Pero además de guardar una abundante correspondencia que intercambió con su hermano Vincent, llena de bocetos y de esperanza para hacerse una idea precisa de ese mundo mental del genio que encontró su mayor expresión mediante el color, Theo se hizo cargo económicamente de su hermano cuando este no vendía casi nada. Como marchante de arte, fue él quien convenció a Vincent para que cogiera el pincel, y sostuvo en sus brazos a su hermano moribundo. Murió unos meses después y fue enterrado de nuevo junto a Vincent. Sus cuerpos yacen juntos, y sus reputaciones deberían mantenerse juntas. Porque sin el uno, el otro nunca hubiera sido quien fue.

 

 

Un disparo que se escuchó en todo el mundo. En la tarde del 27 de julio de 1890, Van Gogh se disparó fatalmente en el pecho con un revólver en Auvers-sur-Oise. No se dio cuenta de que su herida era mortal y volvió a la pensión Ravoux, donde murió en la cama dos días después, en brazos de su hermano Theo. Visto en retrospectiva, 130 años después, ese evento suicida se cierne en la memoria cultural como un disparo que se escuchó en todo el mundo. Dejó marcado a Van Gogh como una especie de mártir secular de la causa del arte de vanguardia insurgente del siglo XIX. Y, a partir de ese acto, llegó a ser conocido, de manera algo engañosa, como un visionario maniático deshecho por un impulso interno tan fuerte y volátil que lo consumió personalmente, a él y a su propia cordura.

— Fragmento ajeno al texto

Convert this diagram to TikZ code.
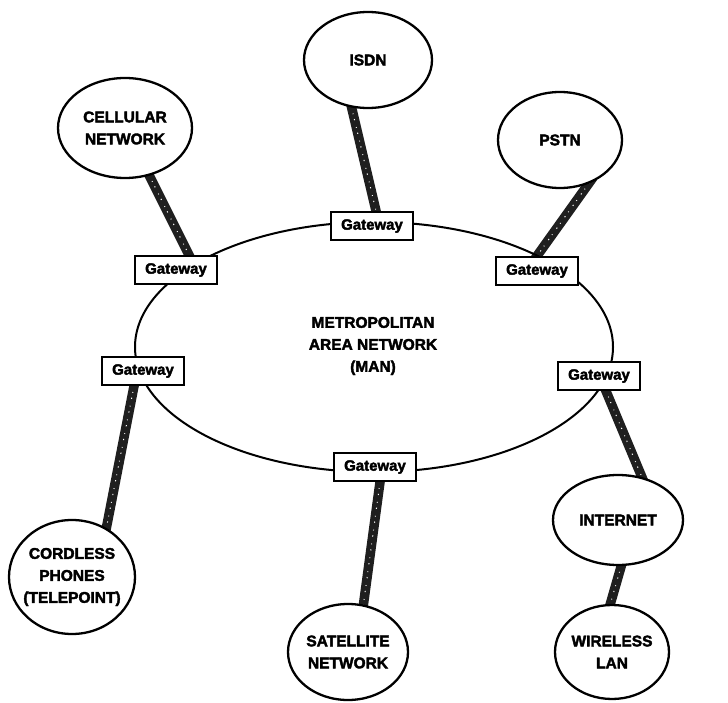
\documentclass[tikz,border=0pt]{standalone}
\usepackage{fontspec}
\setmainfont{Liberation Sans}
\newfontfamily\lblfont{Liberation Sans Bold}[FakeBold=2.5]
\usetikzlibrary{shapes.geometric}
\pgfdeclarelayer{bg}
\pgfsetlayers{bg,main}
\begin{document}
\begin{tikzpicture}[x=1pt,y=-1pt,
  net/.style={draw, fill=white, line width=2.3pt, ellipse, inner sep=0pt},
  lbl/.style={font=\lblfont\fontsize{15.5}{22}\selectfont, align=center, inner sep=0pt},
  gw/.style={draw, line width=2.2pt, fill=white, minimum width=82pt, minimum height=28pt, inner sep=0pt, font=\lblfont\fontsize{15}{16}\selectfont},
  link/.style={line width=9.5pt, draw=black!88, shorten <=-8pt, shorten >=-8pt,
    postaction={draw=white, line width=1pt, dash pattern=on 0.8pt off 5pt on 1.2pt off 7pt}}]
\useasboundingbox (0,0) rectangle (728,703);
% central MAN
\node[draw, ellipse, line width=2pt, minimum width=478pt, minimum height=250pt] (man) at (374,347) {};
\node[lbl] (mant) at (373,346) {METROPOLITAN\\AREA NETWORK\\(MAN)};
% outer networks
\node[net, minimum width=128pt, minimum height=96pt] (isdn) at (368,60) {};
\node[lbl] at (isdn) {ISDN};
\node[net, minimum width=134pt, minimum height=100pt] (cell) at (125,128) {};
\node[lbl] at (cell) {CELLULAR\\NETWORK};
\node[net, minimum width=124pt, minimum height=96pt] (pstn) at (560,140) {};
\node[lbl] at (pstn) {PSTN};
\node[net, minimum width=126pt, minimum height=114pt] (cord) at (72,577) {};
\node[lbl] at (cord) {CORDLESS\\PHONES\\(TELEPOINT)};
\node[net, minimum width=120pt, minimum height=96pt] (sat) at (348,652) {};
\node[lbl] at (sat) {SATELLITE\\NETWORK};
\node[net, minimum width=130pt, minimum height=90pt] (inet) at (618,520) {};
\node[lbl] at (inet) {INTERNET};
\node[net, minimum width=114pt, minimum height=94pt] (wlan) at (612,652) {};
\node[lbl] at (wlan) {WIRELESS\\LAN};
% gateways
\node[gw] (gT) at (372,226) {Gateway};
\node[gw] (gUL) at (176,270) {Gateway};
\node[gw] (gUR) at (537,271) {Gateway};
\node[gw] (gL) at (143,371) {Gateway};
\node[gw] (gR) at (599,376) {Gateway};
\node[gw] (gB) at (375,467) {Gateway};
% links (drawn under all nodes)
\begin{pgfonlayer}{bg}
\draw[link] (isdn.-109) -- ([xshift=4pt]gT.north);
\draw[link] (cell.-63) -- ([xshift=13pt]gUL.north);
\draw[link] (pstn.-57) -- ([xshift=0pt]gUR.north);
\draw[link] ([xshift=-9pt]gL.south) -- (cord.55);
\draw[link] ([xshift=5pt]gB.south) -- (sat.72);
\draw[link] ([xshift=7pt]gR.south) -- (inet.61);
\draw[link] (inet.-86) -- (wlan.92);
\end{pgfonlayer}
\end{tikzpicture}
\end{document}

La vida de Van Gogh ha alimentado una narrativa sobre el arte como una empresa autodestructiva, ejemplificada por su famosa mutilación y posterior suicidio. Este énfasis ha concretado una imagen muy popular en el siglo XX sobre el artista como un inadaptado e incomprendido. Esta desafortunada ficción tiene un efecto letal sobre el poder y la relevancia del arte: su siniestra implicación de que la creación del arte es inherentemente patológica.

Así, los amarillos deslumbrantes, los azules alucinantes y los verdes torrenciales de su arte –que apenas se vendió en vida pero fue aclamado después de su muerte– fueron vistos como la maldición de un dolor interno desesperado y misterioso. Según este estereotipo, Van Gogh era trágicamente incapaz de controlar sus torrentes de emoción y energía, y por ello se convirtió en un gran artista. Pero no, la pintura, lejos de liberar sus demonios internos, fue un trabajo controlado y constante para él.

Pintar para expandir el fenómeno de la existencia. Pero, más allá de la fama universal y del mercadeo multimillonario que los súper ricos se traen con sus obras en casas de subastas como Christies o Sothesby's, lo que hace que Van Gogh sea grandioso es la misión que adoptó: la de probar que la pintura podría expandir el fenómeno de la experiencia misma. Su ambición por deshacer el cisma entre la vida cotidiana y la producción artística, una brecha que viene agrandándose en las últimas décadas en la medida que el arte se mercantiliza, se intelectualiza e institucionaliza, eliminando casi completamente la experiencia cotidiana y el acceso de las personas comunes.

Los biógrafos de Van Gogh tradicionalmente describen sus años en la Provenza como un periodo de combustión lenta y de manía desquiciada, pero sus cartas a Theo cuentan una historia diferente, indicando una sintonía mental disciplinada. Muestran a un pintor juicioso, instruido, ingenioso e incansable, que aprendió y rompió con numerosas convenciones que distinguían naturaleza y arte, entre el mundo tal como es y el mundo tal como está pintado.

Si el dictamen de Vincent van Gogh de la vida como arte se demostrara real mediante su pintura, las viejas barreras que separan la vida cotidiana y la experiencia estética desaparecerán, para bien, para siempre. Y, como dice el profesor de modernismo literario en la Universidad de Nueva York, Tim Keane, en un ensayo de recomendable lectura, la pintura sería ahora un ejercicio de revelación y de revolución, lo que el genio llamó la «nueva religión», para acabar con la alienación humana. Para hacer que «todos se conviertan en artistas participantes en esta liberación».